## Problem
Print exactly what lies from the line with "Reproduce this chart with Observable Plot." down to the line with "7.21e4, 5.41e4, 3.68e4];", counting both of those lines, but not the pictures.

## Recorded data
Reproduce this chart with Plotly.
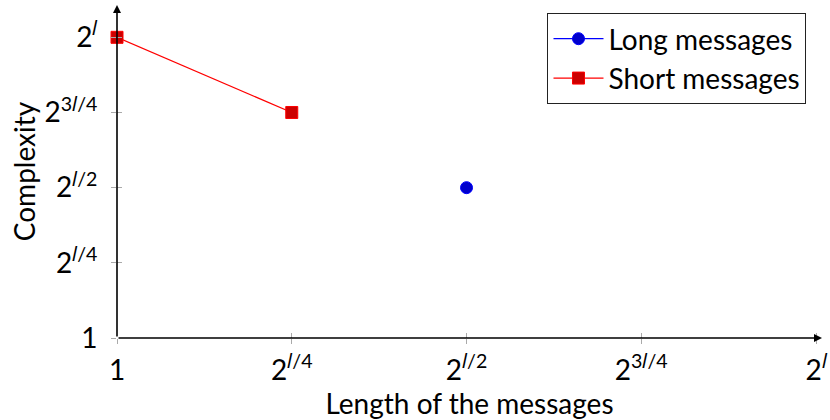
import plotly.graph_objects as go

# Data (exponent of 2 in units of l/4)
long_x = [2]
long_y = [2]
short_x = [0, 1]
short_y = [4, 3]

L = "\U0001D459"  # mathematical italic small l
x_tickvals = [0, 1, 2, 3, 4]
x_ticktext = ["1", f"2<sup>{L}/4</sup>", f"2<sup>{L}/2</sup>", f"2<sup>3{L}/4</sup>", f"2<sup>{L}</sup>"]
y_tickvals = [0, 1, 2, 3, 4]
y_ticktext = ["1", f"2<sup>{L}/4</sup>", f"2<sup>{L}/2</sup>", f"2<sup>3{L}/4</sup>", f"2<sup>{L}</sup>"]

FONT = "Lato"
FS = 28
XR = [0, 4.034]
YR = [0, 4.43]
TICKC = "#aaaaaa"

fig = go.Figure()
fig.add_trace(go.Scatter(x=long_x, y=long_y, mode="lines+markers", name="Long messages",
                         cliponaxis=False,
                         line=dict(color="#0000ff", width=1.3),
                         marker=dict(symbol="circle", size=12, color="#0000cc",
                                     line=dict(color="#0000ff", width=1))))
fig.add_trace(go.Scatter(x=short_x, y=short_y, mode="lines+markers", name="Short messages",
                         cliponaxis=False,
                         line=dict(color="#ff0000", width=1.3),
                         marker=dict(symbol="square", size=12, color="#cc0000",
                                     line=dict(color="#ff0000", width=1))))
# invisible trace anchoring overlay axes (ticks crossing the axis line)
fig.add_trace(go.Scatter(x=[0], y=[0], xaxis="x2", yaxis="y2", mode="markers",
                         marker=dict(opacity=0), showlegend=False, hoverinfo="skip"))

fig.update_layout(
    width=830, height=420,
    margin=dict(l=117, r=8, t=5, b=82, autoexpand=False),
    plot_bgcolor="white", paper_bgcolor="white",
    font=dict(family=FONT, size=FS, color="black"),
    showlegend=True,
    legend=dict(x=0.978, y=0.976, xanchor="right", yanchor="top",
                bordercolor="#222222", borderwidth=1, bgcolor="white",
                font=dict(size=FS), tracegroupgap=0, itemwidth=50),
    xaxis=dict(range=XR, tickvals=x_tickvals, ticktext=x_ticktext, automargin=False,
               showgrid=False, zeroline=False, showline=False,
               ticks="outside", ticklen=5, tickcolor=TICKC, tickwidth=1, ticklabelstandoff=2,
               title=dict(text="Length of the messages", standoff=0, font=dict(size=FS))),
    yaxis=dict(range=YR, tickvals=y_tickvals, ticktext=y_ticktext, automargin=False,
               showgrid=False, zeroline=False, showline=False,
               ticks="outside", ticklen=5, tickcolor=TICKC, tickwidth=1, ticklabelstandoff=8,
               title=dict(text="Complexity", standoff=0, font=dict(size=FS))),
    xaxis2=dict(range=XR, overlaying="x", tickvals=x_tickvals, showticklabels=False,
                showgrid=False, zeroline=False, showline=False, anchor="y2", automargin=False,
                ticks="inside", ticklen=5, tickcolor=TICKC, tickwidth=1),
    yaxis2=dict(range=YR, overlaying="y", tickvals=y_tickvals, showticklabels=False,
                showgrid=False, zeroline=False, showline=False, anchor="x2", automargin=False,
                ticks="inside", ticklen=5, tickcolor=TICKC, tickwidth=1),
)

# Axis lines with arrowheads
fig.add_annotation(x=XR[1], y=0, ax=0, ay=0, xref="x", yref="y", axref="x", ayref="y",
                   text="", showarrow=True, arrowhead=2, arrowsize=1, arrowwidth=1.6,
                   arrowcolor="black")
fig.add_annotation(x=0, y=YR[1], ax=0, ay=0, xref="x", yref="y", axref="x", ayref="y",
                   text="", showarrow=True, arrowhead=2, arrowsize=1, arrowwidth=1.6,
                   arrowcolor="black")

fig.write_html("out.html", config={"displayModeBar": False},
               post_script="document.body.style.margin='0px';")
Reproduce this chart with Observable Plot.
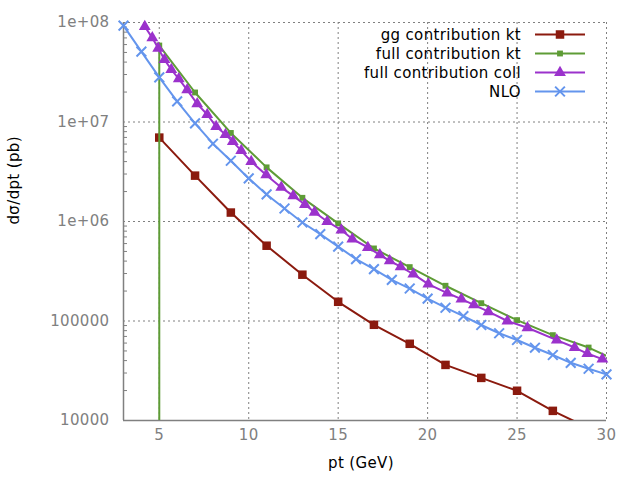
<!DOCTYPE html>
<html>
<head>
<meta charset="utf-8">
<script src="https://cdn.jsdelivr.net/npm/d3@7"></script>
<script src="https://cdn.jsdelivr.net/npm/@observablehq/plot@0.6"></script>
<style>
  html, body { margin: 0; padding: 0; background: #fff; }
  #chart svg { display: block; }
  #chart svg text { letter-spacing: 0.35px; }
</style>
</head>
<body>
<div id="chart"></div>
<script>
// Transverse-momentum spectra, dσ/dpt in pb, log scale
const ggPt = [5, 7, 9, 11, 13, 15, 17, 19, 21, 23, 25, 27, 29];
const ggSigma = [6.97e6, 2.89e6, 1.23e6, 5.71e5, 2.92e5, 1.56e5, 9.16e4, 5.9e4, 3.62e4, 2.68e4, 1.99e4, 1.25e4, 8.4e3];

// kt full contribution: the curve starts at pt = 5 from a negligible value
const fullKtPt = [5, 5, 7, 9, 11, 13, 15, 17, 19, 21, 23, 25, 27, 29, 31];
const fullKtSigma = [1e2, 5.87e7, 1.98e7, 7.76e6, 3.5e6, 1.73e6, 9.57e5, 5.36e5, 3.48e5, 2.26e5, 1.51e5, 1.02e5, 7.21e4, 5.41e4, 3.68e4];

const fullCollPt = [4.19, 4.61, 4.94, 5.29, 5.67, 6.09, 6.56, 7.12, 7.68, 8.18, 8.70, 9.11, 9.58, 10.14,
  10.98, 11.82, 12.49, 13.14, 13.68, 14.39, 15.18, 15.79, 16.66, 17.33, 17.88, 18.49, 19.20, 20.04,
  21.10, 21.89, 22.59, 23.40, 24.46, 25.58, 27.22, 28.22, 28.93, 29.77, 30.8];
const fullCollSigma = [9.12e7, 7.01e7, 5.51e7, 4.24e7, 3.37e7, 2.71e7, 2.1e7, 1.52e7, 1.19e7, 8.99e6, 7.47e6, 6.35e6, 5.15e6, 4.0e6,
  2.94e6, 2.2e6, 1.81e6, 1.48e6, 1.24e6, 1.0e6, 8.21e5, 6.67e5, 5.48e5, 4.63e5, 4.03e5, 3.51e5, 2.96e5, 2.35e5,
  1.91e5, 1.66e5, 1.45e5, 1.24e5, 1.0e5, 8.55e4, 6.43e4, 5.41e4, 4.71e4, 4.14e4, 3.55e4];

const nloPt = [3, 4, 5, 6, 7, 8, 9, 10, 11, 12, 13, 14, 15, 16, 17, 18, 19, 20, 21, 22, 23, 24, 25, 26, 27, 28, 29, 30];
const nloSigma = [9.3e7, 5.1e7, 2.81e7, 1.61e7, 9.7e6, 6.05e6, 4.08e6, 2.71e6, 1.87e6, 1.35e6, 9.77e5, 7.47e5, 5.6e5, 4.19e5,
  3.32e5, 2.59e5, 2.12e5, 1.68e5, 1.36e5, 1.12e5, 9.12e4, 7.53e4, 6.44e4, 5.39e4, 4.55e4, 3.8e4, 3.31e4, 2.91e4];

const seriesNames = ["gg contribution kt", "full contribution kt", "full contribution coll", "NLO"];
const seriesColors = ["#8b1a0e", "#5e9c36", "#9b32cc", "#6495ed"];

const xDomain = [3, 30];
const yDomain = [1e4, 1e8];
const xTicks = [5, 10, 15, 20, 25, 30];
const yTicks = [1e4, 1e5, 1e6, 1e7, 1e8];
const yTickLabels = ["10000", "100000", "1e+06", "1e+07", "1e+08"];
const xTitle = "pt (GeV)";
const yTitle = "dσ/dpt (pb)";

const series = [
  {name: seriesNames[0], color: seriesColors[0], symbol: "square", r: 4.8, filled: true, pt: ggPt, sigma: ggSigma},
  {name: seriesNames[1], color: seriesColors[1], symbol: "square", r: 3.3, filled: true, pt: fullKtPt, sigma: fullKtSigma},
  {name: seriesNames[2], color: seriesColors[2], symbol: "triangle", r: 4.4, filled: true, pt: fullCollPt, sigma: fullCollSigma},
  {name: seriesNames[3], color: seriesColors[3], symbol: "times", r: 4.5, filled: false, pt: nloPt, sigma: nloSigma}
].map(s => ({...s, rows: s.pt.map((x, i) => ({x, y: s.sigma[i]}))}));

// minor log ticks 2..9 per decade
const yMinor = [];
for (let e = 4; e < 8; e++) for (let m = 2; m <= 9; m++) yMinor.push(m * 10 ** e);

const inFrame = d => d.x >= xDomain[0] && d.x <= xDomain[1] && d.y >= yDomain[0] && d.y <= yDomain[1];
const gray = "#808080";

const marks = [
  Plot.gridY(yTicks, {stroke: gray, strokeOpacity: 1, strokeDasharray: "2,3"}),
  Plot.gridX(xTicks, {stroke: gray, strokeOpacity: 1, strokeDasharray: "2,3"}),
  Plot.ruleX([xDomain[0]], {stroke: gray, strokeWidth: 1.5}),
  Plot.ruleY([yDomain[0]], {stroke: gray, strokeWidth: 1.5}),
  Plot.axisY(yMinor, {anchor: "left", tickSize: -4, stroke: gray, fill: "none", label: null}),
  Plot.axisY(yTicks, {anchor: "left", tickSize: 0, tickPadding: 14, fill: gray, label: null,
    tickFormat: d => yTickLabels[yTicks.indexOf(d)]}),
  Plot.axisX(xTicks, {anchor: "bottom", tickSize: 0, tickPadding: 9, fill: gray, label: null}),
  Plot.text([xTitle], {frameAnchor: "bottom", text: d => d, dy: 47, dx: -4, fill: "#000"}),
  Plot.text([yTitle], {frameAnchor: "left", text: d => d, rotate: -90, dx: -109, dy: 3, fill: "#000"})
];

for (const s of series) {
  marks.push(Plot.line(s.rows, {x: "x", y: "y", stroke: s.color, strokeWidth: 2, clip: true}));
  marks.push(Plot.dot(s.rows.filter(inFrame), {
    x: "x", y: "y", symbol: s.symbol, r: s.r,
    fill: s.filled ? s.color : "none",
    stroke: s.filled ? "none" : s.color,
    strokeWidth: 2
  }));
}

const chart = Plot.plot({
  width: 640,
  height: 480,
  marginLeft: 123,
  marginRight: 34,
  marginTop: 22,
  marginBottom: 60,
  style: {fontFamily: "DejaVu Sans", fontSize: "15px", background: "#fff", color: "#000"},
  x: {type: "linear", domain: xDomain},
  y: {type: "log", domain: yDomain},
  marks
});

// key in the upper-right corner of the frame
const svg = d3.select(chart);
const key = svg.append("g").attr("font-family", "DejaVu Sans").attr("font-size", 15);
const symbolTypes = {square: d3.symbolSquare, triangle: d3.symbolTriangle, times: d3.symbolTimes};
series.forEach((s, i) => {
  const yRow = 34.5 + 19 * i;
  key.append("text")
    .attr("x", 521).attr("y", yRow)
    .attr("text-anchor", "end").attr("dy", "0.35em")
    .attr("fill", "#000").text(s.name);
  key.append("line")
    .attr("x1", 535).attr("x2", 585).attr("y1", yRow).attr("y2", yRow)
    .attr("stroke", s.color).attr("stroke-width", 2);
  key.append("path")
    .attr("transform", `translate(560,${yRow})`)
    .attr("d", d3.symbol(symbolTypes[s.symbol], Math.PI * s.r * s.r)())
    .attr("fill", s.filled ? s.color : "none")
    .attr("stroke", s.filled ? "none" : s.color)
    .attr("stroke-width", 2);
});

document.getElementById("chart").appendChild(chart);
</script>
</body>
</html>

## Correct answer
Reproduce this chart with Observable Plot.
<!DOCTYPE html>
<html>
<head>
<meta charset="utf-8">
<script src="https://cdn.jsdelivr.net/npm/d3@7"></script>
<script src="https://cdn.jsdelivr.net/npm/@observablehq/plot@0.6"></script>
<style>
  html, body { margin: 0; padding: 0; background: #fff; }
  #chart svg { display: block; }
  #chart svg text { letter-spacing: 0.35px; }
</style>
</head>
<body>
<div id="chart"></div>
<script>
// Transverse-momentum spectra, dσ/dpt in pb, log scale
const ggPt = [5, 7, 9, 11, 13, 15, 17, 19, 21, 23, 25, 27, 29];
const ggSigma = [6.97e6, 2.89e6, 1.23e6, 5.71e5, 2.92e5, 1.56e5, 9.16e4, 5.9e4, 3.62e4, 2.68e4, 1.99e4, 1.25e4, 8.4e3];

// kt full contribution: the curve starts at pt = 5 from a negligible value
const fullKtPt = [5, 5, 7, 9, 11, 13, 15, 17, 19, 21, 23, 25, 27, 29, 31];
const fullKtSigma = [1e2, 5.87e7, 1.98e7, 7.76e6, 3.5e6, 1.73e6, 9.57e5, 5.36e5, 3.48e5, 2.26e5, 1.51e5, 1.02e5, 7.21e4, 5.41e4, 3.68e4];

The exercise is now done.